**Set exercise:** Find the word "recreates" in the listing; pull out each line holding it.

**Exercise data:**
════════════════════

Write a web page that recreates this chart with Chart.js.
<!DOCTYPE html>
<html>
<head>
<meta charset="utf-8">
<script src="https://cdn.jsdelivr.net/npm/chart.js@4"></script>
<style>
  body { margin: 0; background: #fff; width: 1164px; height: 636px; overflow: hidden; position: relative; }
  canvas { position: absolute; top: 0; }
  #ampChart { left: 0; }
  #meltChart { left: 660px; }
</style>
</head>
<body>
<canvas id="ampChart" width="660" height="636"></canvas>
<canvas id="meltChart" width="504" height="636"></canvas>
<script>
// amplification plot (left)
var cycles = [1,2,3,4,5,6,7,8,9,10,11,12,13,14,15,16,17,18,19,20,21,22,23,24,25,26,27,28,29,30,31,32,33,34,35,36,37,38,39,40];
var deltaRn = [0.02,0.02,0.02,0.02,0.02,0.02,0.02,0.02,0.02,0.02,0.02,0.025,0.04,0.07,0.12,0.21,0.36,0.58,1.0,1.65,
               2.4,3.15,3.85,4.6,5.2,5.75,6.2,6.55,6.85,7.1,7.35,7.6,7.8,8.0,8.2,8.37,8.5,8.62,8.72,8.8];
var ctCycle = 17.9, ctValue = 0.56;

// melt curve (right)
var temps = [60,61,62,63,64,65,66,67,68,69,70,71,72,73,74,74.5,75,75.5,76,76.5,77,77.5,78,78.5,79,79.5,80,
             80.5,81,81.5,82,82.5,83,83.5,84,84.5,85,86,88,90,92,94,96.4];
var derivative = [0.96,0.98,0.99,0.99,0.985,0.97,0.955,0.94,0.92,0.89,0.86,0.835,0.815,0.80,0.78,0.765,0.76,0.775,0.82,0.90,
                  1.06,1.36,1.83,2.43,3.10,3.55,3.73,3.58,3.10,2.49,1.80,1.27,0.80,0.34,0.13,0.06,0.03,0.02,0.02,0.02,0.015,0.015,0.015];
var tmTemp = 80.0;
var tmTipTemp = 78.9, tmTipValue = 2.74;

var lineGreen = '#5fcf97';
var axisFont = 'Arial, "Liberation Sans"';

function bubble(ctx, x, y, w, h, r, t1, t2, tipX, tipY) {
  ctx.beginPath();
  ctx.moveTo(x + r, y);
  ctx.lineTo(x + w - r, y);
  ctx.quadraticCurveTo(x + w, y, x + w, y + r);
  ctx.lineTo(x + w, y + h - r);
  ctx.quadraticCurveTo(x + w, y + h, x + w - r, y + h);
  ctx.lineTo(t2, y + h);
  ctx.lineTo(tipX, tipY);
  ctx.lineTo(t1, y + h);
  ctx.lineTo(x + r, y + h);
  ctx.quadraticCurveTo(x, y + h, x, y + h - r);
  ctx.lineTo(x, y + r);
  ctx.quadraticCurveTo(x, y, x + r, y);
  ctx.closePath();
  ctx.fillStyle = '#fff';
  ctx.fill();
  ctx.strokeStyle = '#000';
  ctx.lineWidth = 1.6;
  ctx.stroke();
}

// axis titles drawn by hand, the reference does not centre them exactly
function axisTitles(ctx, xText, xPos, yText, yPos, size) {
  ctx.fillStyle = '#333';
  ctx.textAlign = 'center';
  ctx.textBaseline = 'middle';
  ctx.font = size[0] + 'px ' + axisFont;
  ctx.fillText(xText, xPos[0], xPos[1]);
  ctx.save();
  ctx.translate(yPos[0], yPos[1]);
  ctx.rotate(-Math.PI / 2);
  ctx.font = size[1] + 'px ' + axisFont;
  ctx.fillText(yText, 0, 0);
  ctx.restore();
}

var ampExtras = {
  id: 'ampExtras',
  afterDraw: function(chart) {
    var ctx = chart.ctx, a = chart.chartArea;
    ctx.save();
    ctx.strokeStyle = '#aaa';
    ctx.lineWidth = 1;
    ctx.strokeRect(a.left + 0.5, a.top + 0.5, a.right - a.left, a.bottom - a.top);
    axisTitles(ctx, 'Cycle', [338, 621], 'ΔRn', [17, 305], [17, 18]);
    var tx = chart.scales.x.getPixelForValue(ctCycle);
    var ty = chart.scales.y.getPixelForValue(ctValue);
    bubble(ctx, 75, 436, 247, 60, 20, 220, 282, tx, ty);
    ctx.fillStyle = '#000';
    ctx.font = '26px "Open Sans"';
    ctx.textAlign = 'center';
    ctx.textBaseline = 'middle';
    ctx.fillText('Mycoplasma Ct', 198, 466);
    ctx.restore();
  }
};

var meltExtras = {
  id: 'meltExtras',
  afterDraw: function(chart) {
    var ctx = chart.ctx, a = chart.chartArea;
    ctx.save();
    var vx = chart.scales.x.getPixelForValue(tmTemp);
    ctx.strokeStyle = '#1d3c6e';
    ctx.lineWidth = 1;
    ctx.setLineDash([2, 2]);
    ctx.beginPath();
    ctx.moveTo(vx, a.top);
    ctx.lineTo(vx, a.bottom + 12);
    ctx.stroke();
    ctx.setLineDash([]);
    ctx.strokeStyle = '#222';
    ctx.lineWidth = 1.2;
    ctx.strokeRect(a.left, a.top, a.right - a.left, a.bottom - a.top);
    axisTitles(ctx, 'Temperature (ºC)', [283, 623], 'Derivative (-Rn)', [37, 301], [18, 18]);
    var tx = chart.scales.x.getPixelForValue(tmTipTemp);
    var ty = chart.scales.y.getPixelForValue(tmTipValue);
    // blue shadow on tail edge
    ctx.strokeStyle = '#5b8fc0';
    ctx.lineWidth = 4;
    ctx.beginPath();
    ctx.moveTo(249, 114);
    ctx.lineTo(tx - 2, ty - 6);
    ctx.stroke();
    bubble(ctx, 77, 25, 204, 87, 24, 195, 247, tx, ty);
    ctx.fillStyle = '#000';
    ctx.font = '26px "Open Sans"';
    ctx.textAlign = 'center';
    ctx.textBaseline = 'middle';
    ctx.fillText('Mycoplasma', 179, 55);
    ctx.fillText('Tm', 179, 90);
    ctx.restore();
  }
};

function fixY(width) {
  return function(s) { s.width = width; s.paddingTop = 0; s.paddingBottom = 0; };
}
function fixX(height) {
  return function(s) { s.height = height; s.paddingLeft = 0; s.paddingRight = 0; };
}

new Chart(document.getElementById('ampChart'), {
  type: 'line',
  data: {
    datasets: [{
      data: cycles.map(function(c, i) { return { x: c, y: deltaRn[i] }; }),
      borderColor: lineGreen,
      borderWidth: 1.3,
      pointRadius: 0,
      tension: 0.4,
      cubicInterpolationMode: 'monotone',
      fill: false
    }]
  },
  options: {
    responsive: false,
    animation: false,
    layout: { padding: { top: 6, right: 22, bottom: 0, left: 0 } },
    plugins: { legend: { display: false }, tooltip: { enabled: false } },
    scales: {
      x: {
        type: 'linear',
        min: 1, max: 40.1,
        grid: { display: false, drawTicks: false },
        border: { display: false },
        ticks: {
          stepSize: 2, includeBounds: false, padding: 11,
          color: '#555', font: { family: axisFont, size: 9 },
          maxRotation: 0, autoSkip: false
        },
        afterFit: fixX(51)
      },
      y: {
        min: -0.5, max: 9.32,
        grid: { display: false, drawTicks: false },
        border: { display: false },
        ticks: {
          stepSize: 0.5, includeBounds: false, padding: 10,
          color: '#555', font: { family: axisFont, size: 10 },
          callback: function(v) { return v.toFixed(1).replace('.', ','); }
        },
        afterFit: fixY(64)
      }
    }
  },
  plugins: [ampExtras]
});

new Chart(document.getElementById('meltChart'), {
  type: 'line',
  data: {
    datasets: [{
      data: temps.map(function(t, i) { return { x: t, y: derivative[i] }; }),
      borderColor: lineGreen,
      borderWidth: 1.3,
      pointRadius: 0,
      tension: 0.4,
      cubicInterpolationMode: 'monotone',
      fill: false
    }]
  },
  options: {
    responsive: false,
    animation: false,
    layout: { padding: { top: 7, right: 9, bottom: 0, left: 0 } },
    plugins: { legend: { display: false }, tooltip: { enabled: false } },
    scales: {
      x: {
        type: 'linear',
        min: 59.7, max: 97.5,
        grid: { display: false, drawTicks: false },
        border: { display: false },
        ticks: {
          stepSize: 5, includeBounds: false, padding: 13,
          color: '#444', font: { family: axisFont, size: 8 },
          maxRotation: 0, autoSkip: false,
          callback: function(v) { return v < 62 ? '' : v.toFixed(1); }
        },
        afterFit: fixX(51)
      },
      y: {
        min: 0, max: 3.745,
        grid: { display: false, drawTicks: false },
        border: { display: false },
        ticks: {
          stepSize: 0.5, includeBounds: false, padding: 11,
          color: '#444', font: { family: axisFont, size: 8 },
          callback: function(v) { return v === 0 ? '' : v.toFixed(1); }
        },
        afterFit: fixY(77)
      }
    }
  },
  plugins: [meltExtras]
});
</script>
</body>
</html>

════════════════════

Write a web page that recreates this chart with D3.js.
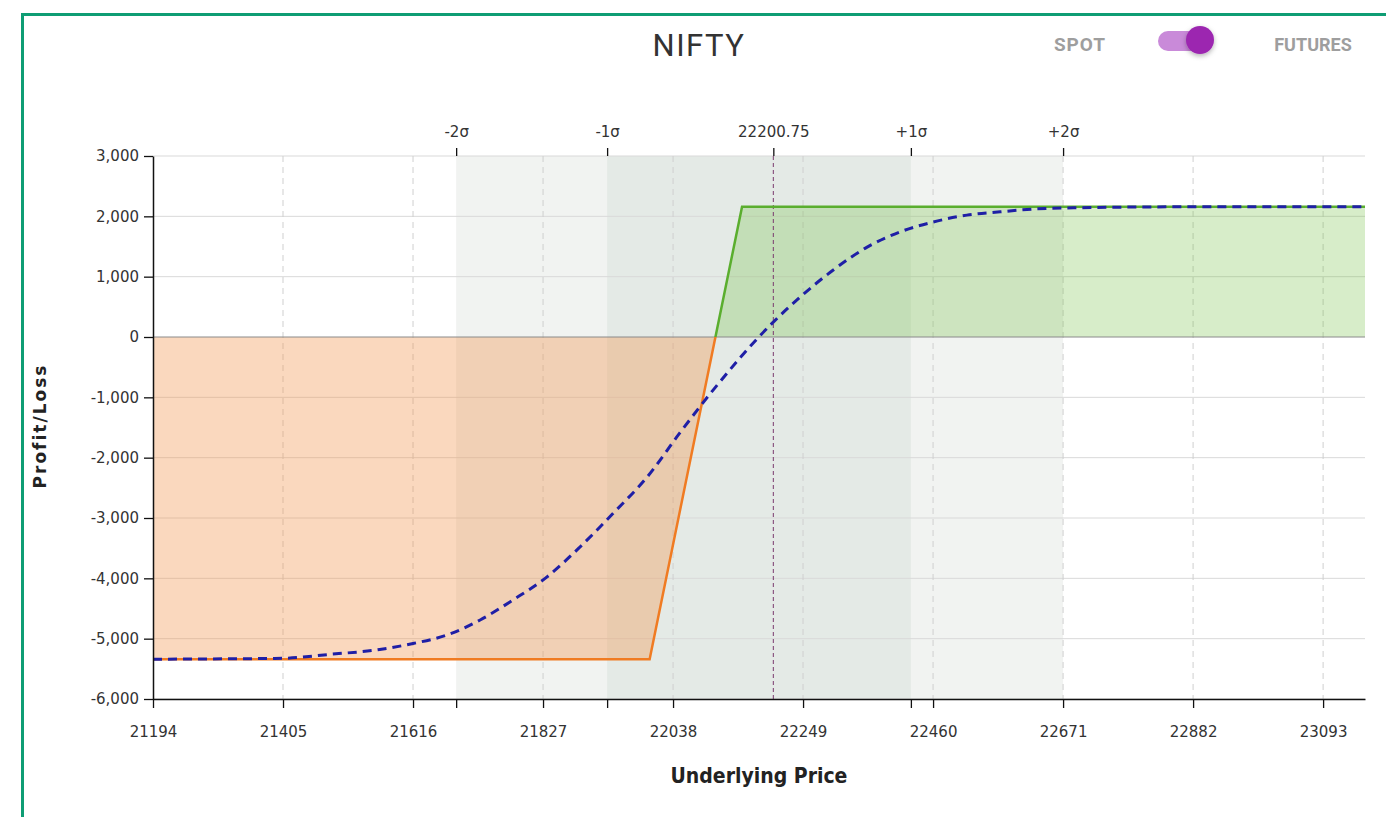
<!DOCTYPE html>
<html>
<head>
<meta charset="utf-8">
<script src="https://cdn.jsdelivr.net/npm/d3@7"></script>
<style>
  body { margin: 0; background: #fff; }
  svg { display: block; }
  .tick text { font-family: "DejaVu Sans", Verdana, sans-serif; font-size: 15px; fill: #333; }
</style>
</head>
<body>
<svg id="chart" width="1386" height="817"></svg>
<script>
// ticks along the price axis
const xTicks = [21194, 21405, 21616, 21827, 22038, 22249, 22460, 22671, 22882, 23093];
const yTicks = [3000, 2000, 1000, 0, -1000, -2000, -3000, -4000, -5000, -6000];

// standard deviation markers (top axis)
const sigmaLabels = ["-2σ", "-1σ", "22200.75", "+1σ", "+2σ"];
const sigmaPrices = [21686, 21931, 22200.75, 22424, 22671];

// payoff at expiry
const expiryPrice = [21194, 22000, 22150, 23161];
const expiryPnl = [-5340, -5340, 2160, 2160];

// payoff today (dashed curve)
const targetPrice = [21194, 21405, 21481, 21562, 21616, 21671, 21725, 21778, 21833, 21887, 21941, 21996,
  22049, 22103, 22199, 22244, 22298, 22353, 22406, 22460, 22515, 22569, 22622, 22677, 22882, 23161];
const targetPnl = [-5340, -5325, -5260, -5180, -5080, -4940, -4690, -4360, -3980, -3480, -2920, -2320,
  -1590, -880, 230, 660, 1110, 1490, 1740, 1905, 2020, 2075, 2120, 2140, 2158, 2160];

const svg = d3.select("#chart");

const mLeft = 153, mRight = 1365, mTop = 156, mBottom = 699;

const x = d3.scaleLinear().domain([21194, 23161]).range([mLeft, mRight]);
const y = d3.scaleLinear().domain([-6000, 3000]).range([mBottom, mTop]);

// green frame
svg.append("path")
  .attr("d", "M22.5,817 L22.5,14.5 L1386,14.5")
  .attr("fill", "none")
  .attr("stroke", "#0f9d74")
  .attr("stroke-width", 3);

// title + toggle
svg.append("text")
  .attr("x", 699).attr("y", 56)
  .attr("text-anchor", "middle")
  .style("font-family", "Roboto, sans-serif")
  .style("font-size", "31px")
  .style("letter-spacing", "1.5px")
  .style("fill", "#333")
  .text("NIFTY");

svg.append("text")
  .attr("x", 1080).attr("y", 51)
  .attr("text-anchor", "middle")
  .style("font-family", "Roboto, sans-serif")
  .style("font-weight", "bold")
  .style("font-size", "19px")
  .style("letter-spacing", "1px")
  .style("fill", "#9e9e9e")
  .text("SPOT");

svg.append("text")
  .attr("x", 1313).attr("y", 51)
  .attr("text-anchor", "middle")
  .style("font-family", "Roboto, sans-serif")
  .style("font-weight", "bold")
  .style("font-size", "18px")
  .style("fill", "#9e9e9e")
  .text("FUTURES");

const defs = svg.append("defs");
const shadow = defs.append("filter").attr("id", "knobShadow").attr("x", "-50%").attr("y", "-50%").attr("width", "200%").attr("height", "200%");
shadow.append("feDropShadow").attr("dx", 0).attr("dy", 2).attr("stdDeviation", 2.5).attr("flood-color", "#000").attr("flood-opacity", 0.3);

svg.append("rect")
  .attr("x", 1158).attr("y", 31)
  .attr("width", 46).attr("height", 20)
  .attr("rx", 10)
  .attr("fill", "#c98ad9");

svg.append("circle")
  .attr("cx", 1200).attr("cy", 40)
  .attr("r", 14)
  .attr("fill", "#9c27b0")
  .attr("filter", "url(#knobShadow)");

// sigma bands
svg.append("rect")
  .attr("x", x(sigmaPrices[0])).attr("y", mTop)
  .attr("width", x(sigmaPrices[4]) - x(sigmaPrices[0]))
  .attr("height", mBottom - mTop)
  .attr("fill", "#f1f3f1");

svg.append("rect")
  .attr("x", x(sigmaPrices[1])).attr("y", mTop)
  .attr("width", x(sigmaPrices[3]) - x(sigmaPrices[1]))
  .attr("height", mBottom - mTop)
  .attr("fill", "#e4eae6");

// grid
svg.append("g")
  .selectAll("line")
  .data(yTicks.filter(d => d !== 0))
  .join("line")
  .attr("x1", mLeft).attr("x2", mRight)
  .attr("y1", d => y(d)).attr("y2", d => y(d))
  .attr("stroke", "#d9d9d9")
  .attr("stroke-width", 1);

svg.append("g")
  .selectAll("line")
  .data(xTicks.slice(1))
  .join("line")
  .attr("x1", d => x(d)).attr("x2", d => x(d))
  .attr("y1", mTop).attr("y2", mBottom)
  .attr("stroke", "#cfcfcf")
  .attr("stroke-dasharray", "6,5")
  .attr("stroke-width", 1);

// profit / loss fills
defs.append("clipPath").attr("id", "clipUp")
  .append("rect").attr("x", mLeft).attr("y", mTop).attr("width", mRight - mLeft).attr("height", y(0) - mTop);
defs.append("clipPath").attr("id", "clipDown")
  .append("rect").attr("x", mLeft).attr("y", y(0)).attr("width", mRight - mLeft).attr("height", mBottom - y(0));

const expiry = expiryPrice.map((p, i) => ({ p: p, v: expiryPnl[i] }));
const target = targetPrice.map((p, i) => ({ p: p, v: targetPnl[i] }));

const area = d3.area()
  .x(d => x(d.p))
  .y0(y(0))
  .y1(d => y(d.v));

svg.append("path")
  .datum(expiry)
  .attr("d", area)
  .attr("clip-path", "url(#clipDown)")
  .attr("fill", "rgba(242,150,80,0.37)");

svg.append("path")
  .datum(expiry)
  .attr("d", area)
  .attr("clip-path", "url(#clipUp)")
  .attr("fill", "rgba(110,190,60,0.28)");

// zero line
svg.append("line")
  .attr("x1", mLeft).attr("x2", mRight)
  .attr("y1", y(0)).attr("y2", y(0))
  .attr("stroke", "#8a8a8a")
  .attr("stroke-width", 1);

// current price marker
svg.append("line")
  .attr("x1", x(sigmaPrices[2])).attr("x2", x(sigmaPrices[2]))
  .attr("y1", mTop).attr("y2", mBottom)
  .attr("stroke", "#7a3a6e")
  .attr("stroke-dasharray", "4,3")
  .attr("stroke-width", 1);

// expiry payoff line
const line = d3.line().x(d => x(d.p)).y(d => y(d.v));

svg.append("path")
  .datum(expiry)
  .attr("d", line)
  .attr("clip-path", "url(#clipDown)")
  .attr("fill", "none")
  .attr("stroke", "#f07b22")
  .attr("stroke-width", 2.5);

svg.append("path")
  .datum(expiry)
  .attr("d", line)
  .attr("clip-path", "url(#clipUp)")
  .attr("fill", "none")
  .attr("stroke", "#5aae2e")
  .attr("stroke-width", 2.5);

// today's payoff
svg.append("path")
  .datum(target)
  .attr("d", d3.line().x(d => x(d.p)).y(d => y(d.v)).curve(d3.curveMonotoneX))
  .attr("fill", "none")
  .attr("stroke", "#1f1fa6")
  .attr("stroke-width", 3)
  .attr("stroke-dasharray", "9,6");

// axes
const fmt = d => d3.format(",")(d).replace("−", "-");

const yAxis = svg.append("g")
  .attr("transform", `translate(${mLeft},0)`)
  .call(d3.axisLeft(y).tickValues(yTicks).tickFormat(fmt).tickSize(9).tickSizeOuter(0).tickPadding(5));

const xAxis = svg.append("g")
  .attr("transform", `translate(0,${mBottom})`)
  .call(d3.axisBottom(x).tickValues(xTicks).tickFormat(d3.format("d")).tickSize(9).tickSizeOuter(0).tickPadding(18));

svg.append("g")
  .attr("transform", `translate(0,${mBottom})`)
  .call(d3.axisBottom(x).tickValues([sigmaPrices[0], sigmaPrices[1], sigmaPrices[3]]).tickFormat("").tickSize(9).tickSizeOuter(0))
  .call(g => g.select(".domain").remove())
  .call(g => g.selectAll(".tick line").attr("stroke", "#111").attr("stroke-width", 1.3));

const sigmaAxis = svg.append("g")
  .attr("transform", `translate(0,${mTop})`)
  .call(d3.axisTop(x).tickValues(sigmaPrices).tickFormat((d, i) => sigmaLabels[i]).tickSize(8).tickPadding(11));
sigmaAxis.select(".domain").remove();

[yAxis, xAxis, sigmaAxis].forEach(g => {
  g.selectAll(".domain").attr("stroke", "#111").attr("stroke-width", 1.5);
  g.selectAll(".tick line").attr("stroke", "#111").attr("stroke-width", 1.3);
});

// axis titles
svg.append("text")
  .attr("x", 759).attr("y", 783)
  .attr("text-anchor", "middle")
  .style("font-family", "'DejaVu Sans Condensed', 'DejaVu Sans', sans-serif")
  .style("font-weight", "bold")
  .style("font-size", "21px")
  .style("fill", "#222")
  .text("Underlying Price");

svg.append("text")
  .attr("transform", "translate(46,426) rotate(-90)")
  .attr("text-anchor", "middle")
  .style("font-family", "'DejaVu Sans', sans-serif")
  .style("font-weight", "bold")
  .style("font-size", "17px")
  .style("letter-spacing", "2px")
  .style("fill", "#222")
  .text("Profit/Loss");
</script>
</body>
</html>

════════════════════

**Response to this exercise:**
Write a web page that recreates this chart with Chart.js.
Write a web page that recreates this chart with D3.js.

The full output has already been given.